My brother and I co-own a couple of small businesses on Long Island, in New York’s 3rd Congressional District. One day about a week before the 2022 midterm elections, George Santos walked into our ice cream store in Farmingdale.
My brother recognized him and offered to buy him and his staff ice cream. Santos insisted on paying himself, and I thought, “What do you know, here’s an honest politician.”
Clearly, first impressions can be way off. I voted for Santos, and a few weeks later every media outlet was having a field day with the guy. It seems just about his entire resume was manufactured.
I voted for Santos because I am a New York conservative. This means that on many social issues, I am very similar to a moderate Democrat. For example, I don’t want to outlaw all abortions, but some limitations would be reasonable.
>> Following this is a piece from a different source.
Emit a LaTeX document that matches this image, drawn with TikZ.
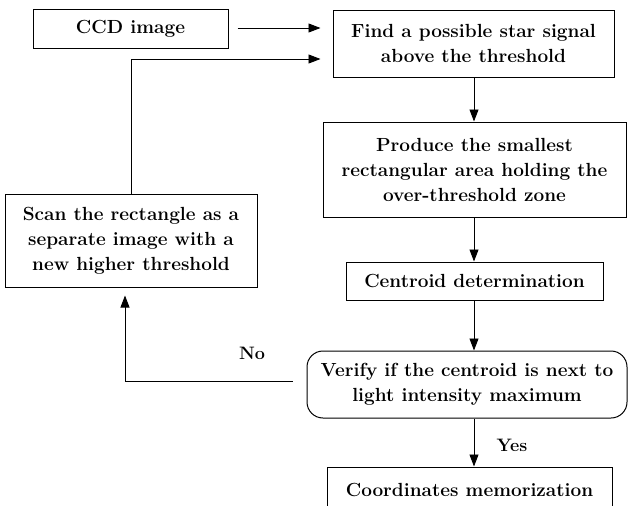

In general, I want less government interference in my life and business.
A few weeks ago, a reporter asked me if I wanted Santos removed from office. My first reaction when someone is being attacked is to hit the brakes. When I was in junior high school, a friend of mine became persona non grata over a minor misunderstanding. All his friends and the popular kids ostracized him. He was, as we would put it today, cancelled. Sadly, and to my eternal regret, I joined in and went along with the crowd.
So now, when someone is being attacked, I want to stop, collect as many facts as I can and hear directly from the accused person. I told the reporter that I wanted to hear Santos’s side of the story and then I’d make up my mind about him.
Unfortunately, it’s been weeks and Santos hasn’t come up with any reasonable explanation for countless lies — from where he went to high school and college and where he has worked to how his mother died and even his religion. Now Santos is facing many questions over his campaign finances.
Do all politicians lie? Yes. Are some of their lies unimportant? Sure. When Hillary Clinton claimed she had been under sniper fire when she landed in Bosnia, that, in my view, was a silly lie that didn’t really mean anything. When Donald Trump claimed more people attended his inauguration than Barack Obama’s in 2009, it was also a silly lie with no real victim.
But other lies do mean a great deal, and politicians should be called out when caught.
Joe Biden claimed he launched his 2020 presidential campaign because Trump had called neo-Nazis and white nationalists “very fine people.” That was a lie, one Biden repeated several times. Trump very clearly said the neo-Nazis and white nationalists should be “condemned totally.” Few media outlets called Biden on it at the time.
It seems that modern journalists hold only one party accountable for their lies, while the other party mostly gets a pass. And the victims are the American people who only hear cherry-picked stories advancing one side’s political agenda.
By the way, my ostracized friend from junior high ultimately redeemed himself. By sheer force of will and ingenuity, he got himself back in with all his friends and by senior year of high school he was captain of the soccer team, class president and the most popular guy in school.
George Santos has lied about so many things that I can’t imagine he will be able to recover. He stands accused of having a “made-up life.” But of course everyone has a real life. I want to know what his real life is.
Santos has become an embarrassment to the country and a huge liability to Republicans. He should resign immediately — but only if he actually made those lies.
Santos’s nearly 150,000 voters, as well as his roughly 600,000 other constituents in Queens and on Long Island, deserve to hear from him directly. We want the truth, and he owes it to us — now.
Nick DeVito is co-owner of Charlotte’s Desserts, an ice cream and frozen yogurt shop, and Charlotte’s Speakeasy, a speakeasy from the 1920s that was restored five years ago to a craft cocktail bar and jazz club in Farmingdale, N.Y.